Charts and diagrams as code

*****

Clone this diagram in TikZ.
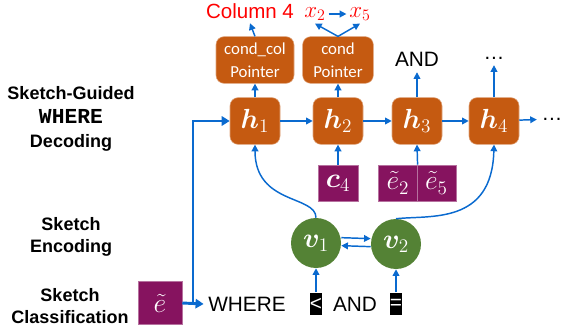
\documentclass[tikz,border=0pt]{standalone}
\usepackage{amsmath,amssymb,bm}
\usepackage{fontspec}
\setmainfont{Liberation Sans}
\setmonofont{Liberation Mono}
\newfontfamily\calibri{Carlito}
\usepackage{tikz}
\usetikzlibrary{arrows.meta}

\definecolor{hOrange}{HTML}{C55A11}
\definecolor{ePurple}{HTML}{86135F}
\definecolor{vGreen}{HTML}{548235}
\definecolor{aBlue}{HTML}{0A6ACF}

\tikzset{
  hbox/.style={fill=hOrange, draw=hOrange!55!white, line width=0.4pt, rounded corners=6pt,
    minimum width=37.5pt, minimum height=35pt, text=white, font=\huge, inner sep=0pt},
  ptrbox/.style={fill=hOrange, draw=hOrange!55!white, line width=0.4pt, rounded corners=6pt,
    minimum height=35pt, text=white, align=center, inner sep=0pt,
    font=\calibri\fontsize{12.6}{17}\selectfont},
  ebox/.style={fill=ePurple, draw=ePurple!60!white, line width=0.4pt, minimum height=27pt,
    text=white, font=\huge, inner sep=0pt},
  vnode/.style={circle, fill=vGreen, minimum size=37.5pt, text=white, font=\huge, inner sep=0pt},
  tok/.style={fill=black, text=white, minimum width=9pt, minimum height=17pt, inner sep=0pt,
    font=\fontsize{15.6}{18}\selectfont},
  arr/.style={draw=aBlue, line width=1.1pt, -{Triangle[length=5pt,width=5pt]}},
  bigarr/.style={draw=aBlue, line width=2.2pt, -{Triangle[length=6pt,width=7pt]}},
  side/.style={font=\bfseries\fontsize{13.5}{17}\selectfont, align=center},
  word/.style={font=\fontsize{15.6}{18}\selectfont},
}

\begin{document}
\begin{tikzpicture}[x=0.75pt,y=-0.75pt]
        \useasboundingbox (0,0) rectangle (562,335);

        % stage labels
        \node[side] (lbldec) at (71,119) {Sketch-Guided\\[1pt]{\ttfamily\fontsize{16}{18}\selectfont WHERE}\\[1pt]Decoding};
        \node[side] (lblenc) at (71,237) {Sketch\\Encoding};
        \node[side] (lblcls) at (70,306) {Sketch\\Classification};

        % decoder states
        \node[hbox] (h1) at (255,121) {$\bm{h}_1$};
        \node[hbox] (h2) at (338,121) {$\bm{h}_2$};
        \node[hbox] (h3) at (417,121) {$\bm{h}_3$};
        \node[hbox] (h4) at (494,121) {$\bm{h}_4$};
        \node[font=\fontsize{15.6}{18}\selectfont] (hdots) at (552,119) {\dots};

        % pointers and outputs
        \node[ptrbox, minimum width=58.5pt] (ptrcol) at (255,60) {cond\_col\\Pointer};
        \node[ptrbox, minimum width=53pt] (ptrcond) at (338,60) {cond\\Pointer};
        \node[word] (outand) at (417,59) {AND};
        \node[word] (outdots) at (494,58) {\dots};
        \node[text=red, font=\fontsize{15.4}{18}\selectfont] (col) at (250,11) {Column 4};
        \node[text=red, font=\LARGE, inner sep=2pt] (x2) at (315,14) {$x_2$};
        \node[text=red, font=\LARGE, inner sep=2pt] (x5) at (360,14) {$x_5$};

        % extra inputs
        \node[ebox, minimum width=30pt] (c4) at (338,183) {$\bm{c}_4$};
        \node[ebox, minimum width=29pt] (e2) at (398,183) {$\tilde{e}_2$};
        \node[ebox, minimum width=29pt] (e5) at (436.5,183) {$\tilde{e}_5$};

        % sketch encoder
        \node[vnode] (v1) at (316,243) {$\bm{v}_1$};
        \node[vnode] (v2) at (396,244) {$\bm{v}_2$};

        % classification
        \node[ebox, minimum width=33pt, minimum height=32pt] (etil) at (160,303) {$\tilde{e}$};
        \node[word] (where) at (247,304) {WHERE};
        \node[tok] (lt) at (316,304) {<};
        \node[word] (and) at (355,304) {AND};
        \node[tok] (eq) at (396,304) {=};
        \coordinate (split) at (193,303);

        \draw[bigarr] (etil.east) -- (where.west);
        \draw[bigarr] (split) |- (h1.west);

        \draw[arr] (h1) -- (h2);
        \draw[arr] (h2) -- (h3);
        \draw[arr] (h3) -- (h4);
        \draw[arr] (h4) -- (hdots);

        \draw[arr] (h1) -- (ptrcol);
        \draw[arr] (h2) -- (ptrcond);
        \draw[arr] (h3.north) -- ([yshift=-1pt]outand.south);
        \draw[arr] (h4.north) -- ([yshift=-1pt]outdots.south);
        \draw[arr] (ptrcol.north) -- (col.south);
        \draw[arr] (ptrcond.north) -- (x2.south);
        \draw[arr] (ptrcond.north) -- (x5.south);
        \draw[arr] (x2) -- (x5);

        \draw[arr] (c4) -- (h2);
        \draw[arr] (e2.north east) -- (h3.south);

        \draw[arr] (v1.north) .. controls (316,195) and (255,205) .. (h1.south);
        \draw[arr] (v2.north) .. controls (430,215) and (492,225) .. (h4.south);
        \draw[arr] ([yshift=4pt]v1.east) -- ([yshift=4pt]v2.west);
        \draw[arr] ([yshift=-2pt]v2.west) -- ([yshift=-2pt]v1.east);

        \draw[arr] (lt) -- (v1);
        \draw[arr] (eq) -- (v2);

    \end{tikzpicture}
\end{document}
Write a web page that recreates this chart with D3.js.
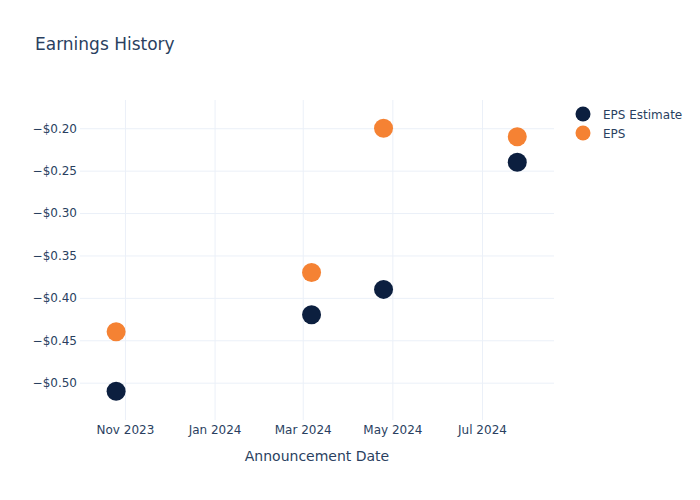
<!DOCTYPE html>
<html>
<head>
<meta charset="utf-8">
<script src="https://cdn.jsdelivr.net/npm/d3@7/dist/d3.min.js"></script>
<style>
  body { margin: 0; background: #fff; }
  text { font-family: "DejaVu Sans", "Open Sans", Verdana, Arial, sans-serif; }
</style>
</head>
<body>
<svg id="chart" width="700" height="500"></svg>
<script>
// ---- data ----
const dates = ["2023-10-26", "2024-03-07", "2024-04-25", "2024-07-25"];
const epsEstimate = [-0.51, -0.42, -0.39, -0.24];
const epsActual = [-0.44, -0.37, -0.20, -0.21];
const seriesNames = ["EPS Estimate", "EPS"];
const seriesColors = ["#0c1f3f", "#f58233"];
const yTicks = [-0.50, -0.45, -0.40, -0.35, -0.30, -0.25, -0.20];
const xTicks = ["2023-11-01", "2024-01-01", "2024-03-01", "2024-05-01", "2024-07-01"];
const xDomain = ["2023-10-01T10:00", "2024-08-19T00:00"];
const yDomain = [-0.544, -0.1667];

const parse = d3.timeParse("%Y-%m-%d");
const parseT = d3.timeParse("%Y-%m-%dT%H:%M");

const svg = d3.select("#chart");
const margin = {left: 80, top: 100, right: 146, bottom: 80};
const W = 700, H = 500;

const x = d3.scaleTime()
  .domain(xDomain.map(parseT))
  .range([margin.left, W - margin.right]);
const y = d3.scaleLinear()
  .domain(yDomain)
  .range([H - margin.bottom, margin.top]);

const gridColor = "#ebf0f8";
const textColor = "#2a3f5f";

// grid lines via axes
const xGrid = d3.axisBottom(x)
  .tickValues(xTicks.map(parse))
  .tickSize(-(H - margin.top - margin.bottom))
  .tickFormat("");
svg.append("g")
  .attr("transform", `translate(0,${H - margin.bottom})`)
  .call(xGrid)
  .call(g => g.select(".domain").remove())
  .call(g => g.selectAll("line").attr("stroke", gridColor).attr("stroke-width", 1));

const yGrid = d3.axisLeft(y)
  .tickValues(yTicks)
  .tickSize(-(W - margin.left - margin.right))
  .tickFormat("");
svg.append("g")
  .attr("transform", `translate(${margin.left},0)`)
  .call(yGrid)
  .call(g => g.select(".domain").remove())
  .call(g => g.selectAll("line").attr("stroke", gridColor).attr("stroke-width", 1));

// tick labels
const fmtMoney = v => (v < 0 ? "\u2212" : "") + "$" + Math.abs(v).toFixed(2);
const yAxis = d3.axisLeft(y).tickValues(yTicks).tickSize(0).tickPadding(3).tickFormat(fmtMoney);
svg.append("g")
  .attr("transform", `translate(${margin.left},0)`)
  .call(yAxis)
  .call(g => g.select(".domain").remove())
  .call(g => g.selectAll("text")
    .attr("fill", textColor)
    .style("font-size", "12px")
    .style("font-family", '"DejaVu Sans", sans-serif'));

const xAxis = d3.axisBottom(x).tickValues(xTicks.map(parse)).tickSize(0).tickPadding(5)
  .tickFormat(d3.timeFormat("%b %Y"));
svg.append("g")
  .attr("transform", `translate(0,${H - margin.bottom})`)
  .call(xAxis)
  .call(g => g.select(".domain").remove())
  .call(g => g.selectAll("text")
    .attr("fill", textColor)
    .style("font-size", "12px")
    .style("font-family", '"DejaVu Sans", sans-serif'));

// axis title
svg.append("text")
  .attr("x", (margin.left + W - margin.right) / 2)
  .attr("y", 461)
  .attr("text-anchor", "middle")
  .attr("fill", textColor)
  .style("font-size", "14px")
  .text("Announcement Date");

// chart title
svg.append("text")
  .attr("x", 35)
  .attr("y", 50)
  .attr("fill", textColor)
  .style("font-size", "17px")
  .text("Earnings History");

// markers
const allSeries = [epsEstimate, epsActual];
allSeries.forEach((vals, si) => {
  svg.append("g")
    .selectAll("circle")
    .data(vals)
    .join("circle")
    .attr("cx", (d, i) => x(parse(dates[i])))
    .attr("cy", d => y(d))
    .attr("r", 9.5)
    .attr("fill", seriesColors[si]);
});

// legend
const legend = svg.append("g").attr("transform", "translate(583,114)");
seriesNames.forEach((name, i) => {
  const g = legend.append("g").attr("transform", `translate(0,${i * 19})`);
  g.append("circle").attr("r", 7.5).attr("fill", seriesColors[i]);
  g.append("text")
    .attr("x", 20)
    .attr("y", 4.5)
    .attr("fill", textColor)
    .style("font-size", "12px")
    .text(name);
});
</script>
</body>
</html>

*****

- **PROBLEM REQUIREMENTS**
Copy the records above exactly, from the first line through the line containing "(0,0) rectangle (562,335);", and leave out the pictures.

- **OUTPUT OF THE EXERCISE**
Clone this diagram in TikZ.
\documentclass[tikz,border=0pt]{standalone}
\usepackage{amsmath,amssymb,bm}
\usepackage{fontspec}
\setmainfont{Liberation Sans}
\setmonofont{Liberation Mono}
\newfontfamily\calibri{Carlito}
\usepackage{tikz}
\usetikzlibrary{arrows.meta}

\definecolor{hOrange}{HTML}{C55A11}
\definecolor{ePurple}{HTML}{86135F}
\definecolor{vGreen}{HTML}{548235}
\definecolor{aBlue}{HTML}{0A6ACF}

\tikzset{
  hbox/.style={fill=hOrange, draw=hOrange!55!white, line width=0.4pt, rounded corners=6pt,
    minimum width=37.5pt, minimum height=35pt, text=white, font=\huge, inner sep=0pt},
  ptrbox/.style={fill=hOrange, draw=hOrange!55!white, line width=0.4pt, rounded corners=6pt,
    minimum height=35pt, text=white, align=center, inner sep=0pt,
    font=\calibri\fontsize{12.6}{17}\selectfont},
  ebox/.style={fill=ePurple, draw=ePurple!60!white, line width=0.4pt, minimum height=27pt,
    text=white, font=\huge, inner sep=0pt},
  vnode/.style={circle, fill=vGreen, minimum size=37.5pt, text=white, font=\huge, inner sep=0pt},
  tok/.style={fill=black, text=white, minimum width=9pt, minimum height=17pt, inner sep=0pt,
    font=\fontsize{15.6}{18}\selectfont},
  arr/.style={draw=aBlue, line width=1.1pt, -{Triangle[length=5pt,width=5pt]}},
  bigarr/.style={draw=aBlue, line width=2.2pt, -{Triangle[length=6pt,width=7pt]}},
  side/.style={font=\bfseries\fontsize{13.5}{17}\selectfont, align=center},
  word/.style={font=\fontsize{15.6}{18}\selectfont},
}

\begin{document}
\begin{tikzpicture}[x=0.75pt,y=-0.75pt]
        \useasboundingbox (0,0) rectangle (562,335);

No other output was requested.